Local News

In choice between gym, streets, Raleigh teen is lost

Posted August 10, 2015 9:32 p.m. EDT
Updated August 10, 2015 10:48 p.m. EDT

Raleigh police are investigating the shooting death of 13-year-old Keyshawn Gregory Friday night in the 1400 block of Beauty Avenue.

— The Raleigh teen shot to death Friday night loved to play basketball, and at a practice session for the Swish City Basketball League on Monday, his coach said if Keyshawn Gregory had been in the gym, he might still be alive.

"He would always say, 'Coach, if I'm not in the gym, I'm going to get in trouble," coach Anthony Brown said.

According to police, Gregory was in a car with some friends on Beauty Avenue when the people in the car exchanged words with some people on the street. Someone then fired shots into the car and hit Gregory, police said.

Gregory had played for Swish City for two years before taking the summer off. Brown said they had a conversation about his goals in June.

"I told him, you can't have one foot in the streets and one foot in the gym," Brown said.

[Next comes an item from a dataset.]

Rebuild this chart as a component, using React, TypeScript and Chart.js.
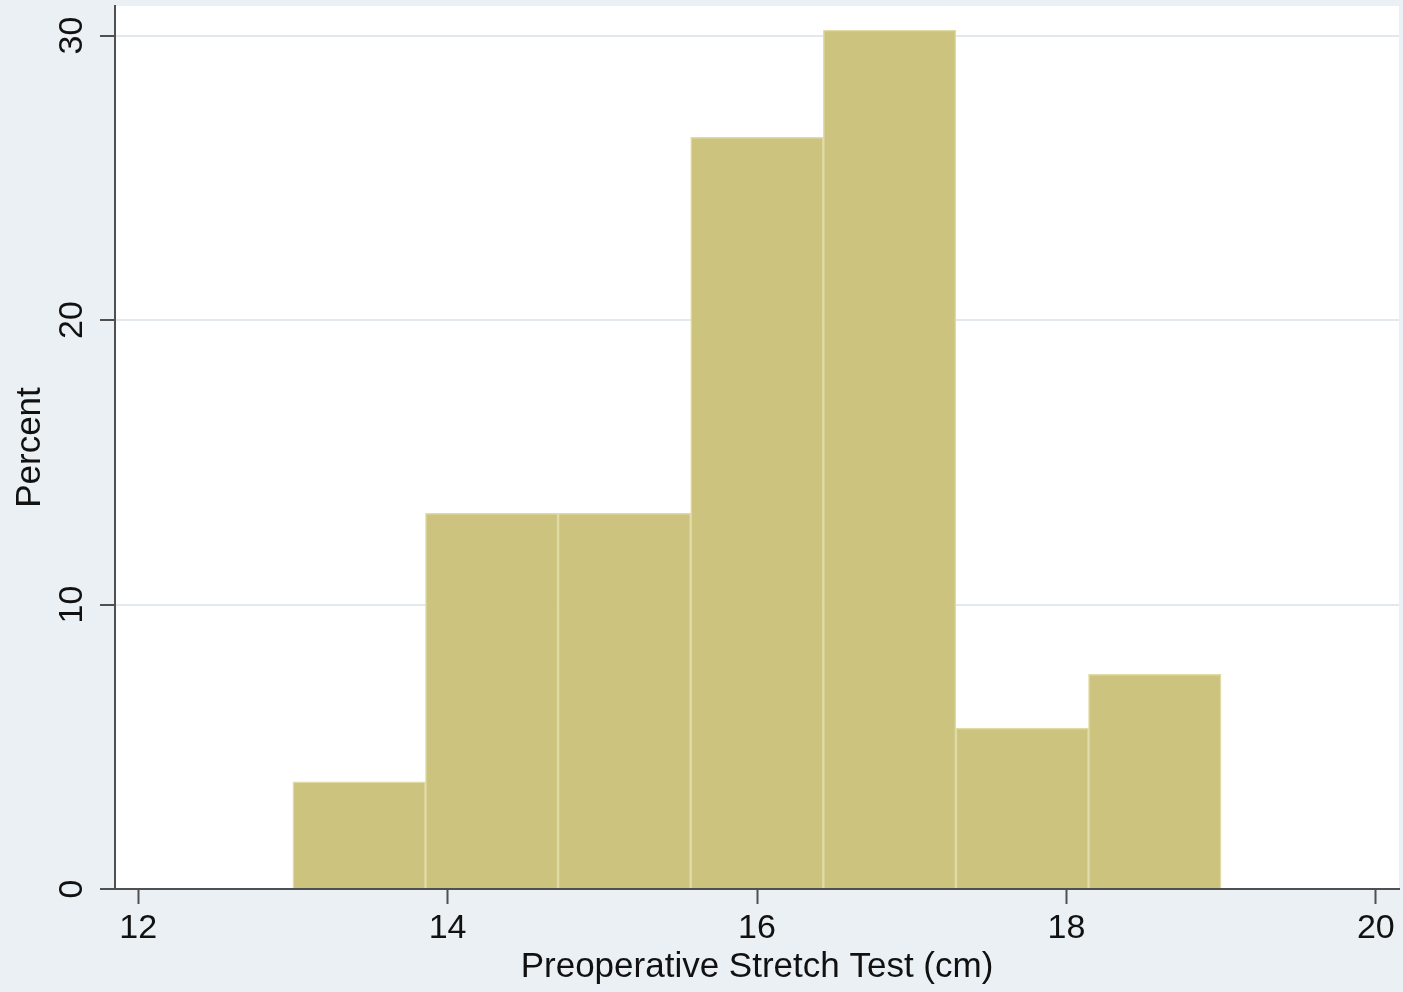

"He called me about two weeks ago, before we were headed to Myrtle Beach to nationals, and was like, 'Coach, I'm ready to get back in the gym,'" Brown said.

Gregory never made it back.

Brown was driving some players home from practice when he got the news of Gregory's death.

"The kids who were still in the van were devastated. We were all just messed up when we got that call," he said.

Raleigh police arrested three men, also teens, in connection with Gregory's death.

Malik Armein Jones, 19, of 601 Peach Road in Raleigh, faces a single charge of murder and two counts of attempted murder. Both Jamal Christopher Howie, 19, and Jonathan Dejesus Chavez, 18, are charged with being an accessory after the fact to murder.

At Haven House, non-profit whose goal is to support at-risk youth, Patricia Cardoso said the age of the victim and the suspects is saddening but not a surprise. Haven House is seeing children as young as 7 and 9 years old who are at risk, she said.

One key, she said, is keeping kids busy with productive activities, like Gregory's basketball team.

"I feel like 'Shawn was one of those kids who I felt was really using the program to his benefit," Brown said.